Körpergewicht und Gewichtsentwicklung

  • Das Körpergewicht der Frau vor der Schwangerschaft ist von großer Bedeutung für den Schwangerschafts- und Geburtsverlauf sowie für die Gesundheit des Kindes. Deshalb sollten Frauen schon vor der Schwangerschaft Normalgewicht anstreben.
  • Eine normale Gewichtszunahme in der Schwangerschaft liegt für normalgewichtige Frauen zwischen etwa 10 und 16 kg.

 

Bewegung

  • Körperliche Aktivität in der Schwangerschaft ist wünschenswert und dient der Gesundheit von Mutter und Kind.
  • Schwangere sollten täglich in Bewegung sein (körperliche Aktivitäten im Alltag und/oder Sport).
  • Sportliches Training sollte in der Schwangerschaft nur mit mäßiger Intensität ausgeübt werden. Das ist der Fall, wenn eine Unterhaltung während des Sporttreibens noch möglich ist (Talk-Test).

 

Arzneimittel in der Schwangerschaft

  • Arzneimittel sollen in der Schwangerschaft  nur nach Rücksprache oder in Absprache mit dem Arzt eingenommen oder abgesetzt werden.

 

Typische Schwangerschaftsbeschwerden

  • Bei typischen Schwangerschaftsbeschwerden (Übelkeit, Verstopfung, Sodbrennen etc.) sollten sich Schwangere medizinisch beraten lassen.

 

Vorbereitung auf das Stillen

  • Werdende Eltern sollten sich bereits in der Schwangerschaft über das Stillen informieren und beraten lassen.

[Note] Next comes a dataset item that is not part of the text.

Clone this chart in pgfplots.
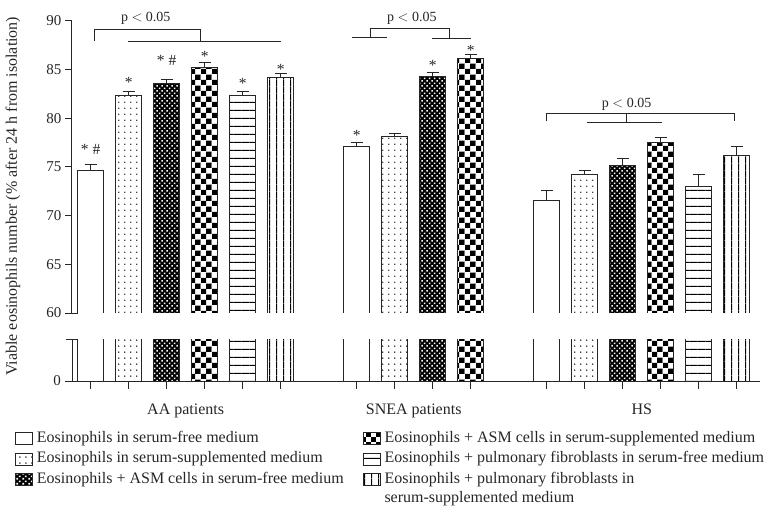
\documentclass[border=0pt]{standalone}
\usepackage{fontspec}
\setmainfont{Liberation Serif}
\usepackage{pgfplots}
\pgfplotsset{compat=1.18}
\usepackage{pgfplotstable}
\usetikzlibrary{patterns.meta}

% ---------- fill patterns ----------
\tikzdeclarepattern{name=sparsedots, type=colored,
  bottom left={(0,0)}, top right={(5.8bp,5.8bp)}, tile size={(5.8bp,5.8bp)},
  code={\fill[white] (0,0) rectangle (5.8bp,5.8bp);
        \fill[black] (2.9bp,2.9bp) circle (0.75bp);}}
\tikzdeclarepattern{name=finecheck, type=colored,
  bottom left={(0,0)}, top right={(5.4bp,5.4bp)}, tile size={(5.4bp,5.4bp)},
  code={\fill[black] (0,0) rectangle (5.4bp,5.4bp);
        \fill[white] (0.5bp,0.5bp) rectangle (2.2bp,2.2bp);
        \fill[white] (3.2bp,3.2bp) rectangle (4.9bp,4.9bp);}}
\tikzdeclarepattern{name=bigcheck, type=colored,
  bottom left={(0,0)}, top right={(10.6bp,10.6bp)}, tile size={(10.6bp,10.6bp)},
  code={\fill[white] (0,0) rectangle (10.6bp,10.6bp);
        \fill[black] (0,0) rectangle (5.3bp,5.3bp);
        \fill[black] (5.3bp,5.3bp) rectangle (10.6bp,10.6bp);}}
\tikzdeclarepattern{name=hlines, type=colored,
  bottom left={(0,0)}, top right={(7.8bp,7.8bp)}, tile size={(7.8bp,7.8bp)},
  code={\fill[white] (0,0) rectangle (7.8bp,7.8bp);
        \fill[black] (0,0) rectangle (7.8bp,1.2bp);}}
\tikzdeclarepattern{name=vlines, type=colored,
  bottom left={(0,0)}, top right={(7.3bp,7.3bp)}, tile size={(7.3bp,7.3bp)},
  code={\fill[white] (0,0) rectangle (7.3bp,7.3bp);
        \fill[black] (0,0) rectangle (1.1bp,7.3bp);}}

\tikzset{
  fillA/.style={fill=white},
  fillB/.style={pattern=sparsedots},
  fillC/.style={pattern=finecheck},
  fillD/.style={pattern=bigcheck},
  fillE/.style={pattern=hlines},
  fillF/.style={pattern=vlines},
  legbox/.style={draw=black!85, line width=0.8bp},
}

% ---------- data: x position, mean, SEM ----------
% AA patients at 0-5, SNEA patients at 7-10, HS at 12-17
\pgfplotstableread{
x  y      e
0  74.65  0.58
7  77.11  0.45
12 71.53  1.07
}\serumfree
\pgfplotstableread{
x  y      e
1  82.36  0.36
8  78.14  0.31
13 74.20  0.48
}\serumsupp
\pgfplotstableread{
x  y      e
2  83.63  0.34
9  84.28  0.41
14 75.16  0.72
}\asmfree
\pgfplotstableread{
x  y      e
3  85.23  0.52
10 86.13  0.41
15 77.53  0.51
}\asmsupp
\pgfplotstableread{
x  y      e
4  82.36  0.44
16 73.00  1.20
}\fibfree
\pgfplotstableread{
x  y      e
5  84.20  0.45
17 76.19  0.91
}\fibsupp

\pgfplotsset{
  barbase/.style={ybar, bar width=0.68, bar shift=0pt,
    draw=black!85, line width=1bp},
  errs/.style={error bars/.cd, y dir=plus, y explicit,
    error bar style={line width=1bp, draw=black!85},
    error mark options={rotate=90, mark size=6bp, line width=1bp, draw=black!85}},
  common/.style={scale only axis, width=688bp,
    xmin=-0.49, xmax=17.61,
    /pgf/number format/assume math mode=true,
    tick label style={font=\fontsize{15bp}{18bp}\selectfont, text=black!85},
    axis line style={line width=1bp, draw=black!85},
    major tick style={line width=1bp, draw=black!85},
    tick align=outside, clip mode=individual},
}

\newcommand{\sig}{\fontsize{15.5bp}{18bp}\selectfont *}

\begin{document}
\begin{tikzpicture}
\path[use as bounding box] (-72bp,-125bp) rectangle (711bp,381bp);

% ---------- lower panel (0 to break) ----------
\begin{axis}[common, at={(0,0)}, anchor=south west, height=42bp,
  ymin=0, ymax=4.32,
  axis x line*=bottom, axis y line*=left,
  ytick={0}, major tick length=7.5bp,
  extra y ticks={4.32}, extra y tick labels={},
  extra y tick style={tick align=center, major tick length=12bp},
  xtick={0,1,2,3,4,5,7,8,9,10,12,13,14,15,16,17}, xticklabels={},
  extra x ticks={2.5,8.5,14.5},
  extra x tick labels={AA patients, SNEA patients, HS},
  extra x tick style={major tick length=0pt,
    tick label style={font=\fontsize{16bp}{19bp}\selectfont, yshift=-19bp}},
  legend columns=3, transpose legend, legend cell align=left,
  legend style={draw=none, fill=none, inner sep=0pt,
    at={(axis description cs:-0.0829,-1.17)}, anchor=north west,
    font=\fontsize{16bp}{20bp}\selectfont, text=black!85,
    nodes={inner sep=1bp, text height=11bp, text depth=3.5bp},
    row sep=4bp,
    /tikz/every odd column/.append style={column sep=3bp},
    /tikz/every even column/.append style={column sep=18bp},
    /tikz/column 3/.append style={column sep=-1bp}},
]
\addplot[barbase, fillA, forget plot] table[x=x, y=y] {\serumfree};
\addplot[barbase, fillB, forget plot] table[x=x, y=y] {\serumsupp};
\addplot[barbase, fillC, forget plot] table[x=x, y=y] {\asmfree};
\addplot[barbase, fillD, forget plot] table[x=x, y=y] {\asmsupp};
\addplot[barbase, fillE, forget plot] table[x=x, y=y] {\fibfree};
\addplot[barbase, fillF, forget plot] table[x=x, y=y] {\fibsupp};

\addlegendimage{legend image code/.code={\draw[legbox, fillA] (0bp,-6bp) rectangle (17bp,6bp);}}
\addlegendentry{Eosinophils in serum-free medium}
\addlegendimage{legend image code/.code={\draw[legbox, fillB] (0bp,-6bp) rectangle (17bp,6bp);}}
\addlegendentry{Eosinophils in serum-supplemented medium}
\addlegendimage{legend image code/.code={\draw[legbox, fillC] (0bp,-6bp) rectangle (17bp,6bp);}}
\addlegendentry{Eosinophils + ASM cells in serum-free medium}
\addlegendimage{legend image code/.code={\draw[legbox, fillD] (0bp,-6bp) rectangle (17bp,6bp);}}
\addlegendentry{Eosinophils + ASM cells in serum-supplemented medium}
\addlegendimage{legend image code/.code={\draw[legbox, fillE] (0bp,-6bp) rectangle (17bp,6bp);}}
\addlegendentry{Eosinophils + pulmonary fibroblasts in serum-free medium}
\addlegendimage{legend image code/.code={\draw[legbox, fillF] (0bp,-6bp) rectangle (17bp,6bp);}}
\addlegendentry{\makebox[0pt][l]{\raisebox{-19.5bp}[0pt][0pt]{serum-supplemented medium}}Eosinophils + pulmonary fibroblasts in}
\end{axis}

% ---------- upper panel (60 to 90) ----------
\begin{axis}[common, at={(0,68bp)}, anchor=south west, height=292bp,
  ymin=60, ymax=90,
  axis x line=none, axis y line*=left,
  ytick={60,65,...,90}, major tick length=7bp,
  extra y ticks={60}, extra y tick labels={},
  extra y tick style={tick align=center, major tick length=12bp},
  ylabel={Viable eosinophils number (\% after 24 h from isolation)},
  ylabel style={at={(axis description cs:-0.0858,0.40)}, anchor=center,
    font=\fontsize{16bp}{19bp}\selectfont, text=black!85},
]
\addplot[barbase, fillA, errs] table[x=x, y=y, y error=e] {\serumfree};
\addplot[barbase, fillB, errs] table[x=x, y=y, y error=e] {\serumsupp};
\addplot[barbase, fillC, errs] table[x=x, y=y, y error=e] {\asmfree};
\addplot[barbase, fillD, errs] table[x=x, y=y, y error=e] {\asmsupp};
\addplot[barbase, fillE, errs] table[x=x, y=y, y error=e] {\fibfree};
\addplot[barbase, fillF, errs] table[x=x, y=y, y error=e] {\fibsupp};

% significance marks
\begin{scope}[every node/.style={anchor=base, inner sep=0pt, text=black!85}]
\node at (axis cs:0,76.25)  {\sig\ \#};
\node at (axis cs:1,83.18)  {\sig};
\node at (axis cs:2,85.44)  {\sig\ \#};
\node at (axis cs:3,85.82)  {\sig};
\node at (axis cs:4,83.07)  {\sig};
\node at (axis cs:5,84.50)  {\sig};
\node at (axis cs:7,77.76)  {\sig};
\node at (axis cs:9,84.95)  {\sig};
\node at (axis cs:10,86.50) {\sig};
\end{scope}

% comparison brackets
\begin{scope}[draw=black!85, line width=1bp]
\draw (axis cs:0.09,87.9) -- (axis cs:0.09,89.1) -- (axis cs:2.9,89.1) -- (axis cs:2.9,87.9);
\draw (axis cs:0.99,87.9) -- (axis cs:5.0,87.9);
\draw (axis cs:6.88,88.31) -- (axis cs:7.79,88.31);
\draw (axis cs:7.37,88.31) -- (axis cs:7.37,89.18) -- (axis cs:9.45,89.18) -- (axis cs:9.45,88.18);
\draw (axis cs:8.97,88.18) -- (axis cs:10.0,88.18);
\draw (axis cs:12.0,79.68) -- (axis cs:12.0,80.5) -- (axis cs:16.94,80.5) -- (axis cs:16.94,79.68);
\draw (axis cs:14.1,80.5) -- (axis cs:14.1,79.55);
\draw (axis cs:13.06,79.55) -- (axis cs:15.04,79.55);
\end{scope}
\begin{scope}[every node/.style={anchor=base, inner sep=0pt, text=black!85,
    font=\fontsize{14bp}{17bp}\selectfont}]
\node at (axis cs:1.45,89.93) {p $<$ 0.05};
\node at (axis cs:8.45,89.93) {p $<$ 0.05};
\node at (axis cs:14.1,81.16) {p $<$ 0.05};
\end{scope}
\end{axis}
\end{tikzpicture}
\end{document}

Denn Stillen ist das Beste für Mutter und Kind.

 

Mütterliche Ernährung in der Schwangerschaft zur Allergieprävention beim Kind

  • Das Meiden bestimmter Lebensmittel in der Schwangerschaft hat keinen Nutzen für eine Allergieprävention beim Kind.
  • Regelmäßiger Verzehr von Fisch (fettreichem Meeresfisch) in der Schwangerschaft wird auch unter dem Gesichtspunkt einer möglichen Allergieprävention empfohlen.
  • Eine Zufuhr von Prä- und Probiotika in der Schwangerschaft bietet keine hinreichend bewiesenen Vorteile für die Allergieprävention beim Kind.